L'état de choc quand survient la nouvelle (Antoine tombe, j'avais pour ma part décroché de la réalité tellement elle dépassait mon entendement, et cru être dans un cauchemar qu'il me fallait faire cesser avant qu'il ne me détruise), les errements des jours suivants, les phases successives d'incrédulité et de désespoir, les proches qu'on revoit mais qui n'expliquent pas, car eux-mêmes sont sinon touchés du moins dans l'incompréhension de ce qui s'est joué, des mises en garde qu'on n'écoute pas, et à l'unique occasion de brèves retrouvailles les questions qui fuient parce qu'en tête elles ont trop résonné, la fraternité ou l'amour brisés et la mort avant elle (3).
Je peux valider et les fièvres (j'en ai souffert nuits après nuits 7 mois durant) et le froid perpétuel, malgré les étés ; je peux, oui, attester qu'"être en hiver" n'est pas qu'une expression de plume ou clavier, et témoigner des gestes qu'on fait sans plus savoir, comme de ceux qu'on décide trop fort et des longs moments de contemplation quand la sidération regagne.
La seule chose dont je ne peux rien dire est l'ivresse pour l'oubli ou l'anesthésie de la souffrance, car l'alcool sur moi n'a pas ou peu d'effet, et que la Guinness et le Picon Bière ne me demandent aucun effort, ainsi que de la colère qui tente de se frayer un chemin, mais n'y parvient pas bien, ne tenant que 8 lignes, bien moins que la tristesse (4). Je ne sais pas en vouloir à mes assassins. Antoine lui-même ne sait pas bien et qui stabilisé par un beau métier (5) est que moi plus solide.

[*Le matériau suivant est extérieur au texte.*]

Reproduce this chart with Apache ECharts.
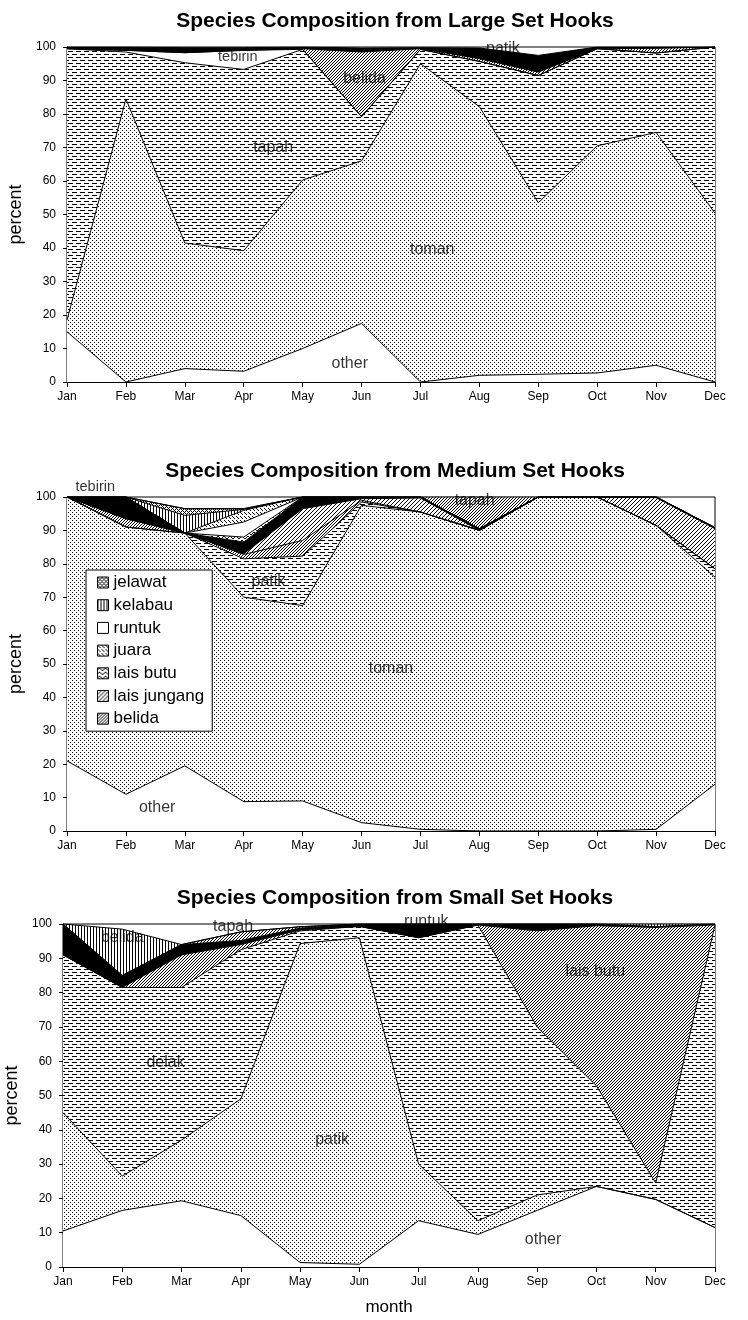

Et ce souci qu'il a pour les proches de l'incompréhensible et qui est aussi le mien.
La fiction permet quand elle est menée avec tant de coeur et de justesse d'aller plus loin qu'un pur témoignage. Les mots de l'auteur me soulagent. Ils soulageront de partage tous ceux qui ont souffert de sentiments brutalement brisés.
Je me méfierai désormais du sujet de ses livres avant une rencontre publique avec un écrivain. Si j'avais lu celui-là avant le jour dit, je me serais effondrée en pleurant dans les bras de qui l'avait écrit, ce qui ne fait pas partie des risques admissibles du métier.
Seul un frère de souffrance pouvait exprimer celle-ci comme il l'a fait.
Guérit-on jamais d'une confiance fracassée ?
Croiser Antoine, le luthier français peut en tout cas un peu aider.
merci Sorj et pas que pour les Irlandais (mais pour eux, aussi).
(1) comme un homme, dans un pub irlandais, pour la V.F (version féminine) voir ici et son illustration.
(2) problème graves de santé d'un enfant, entre autre. Va bien à présent.
(3) Si j'en dis davantage, je risque de gâcher une lecture ultérieure, mais tout est dit page 264 et suivantes
(4) page 265, décidément de ce livre j'aime la fin. Il est juste jusqu'au bout.
(5) dans ce roman il est luthier et tout ce qui affleure sur le violon est tellement ressenti j'étais persuadée que l'auteur en était au moins musicien amateur. Il n'en est rien. Chapeau bas.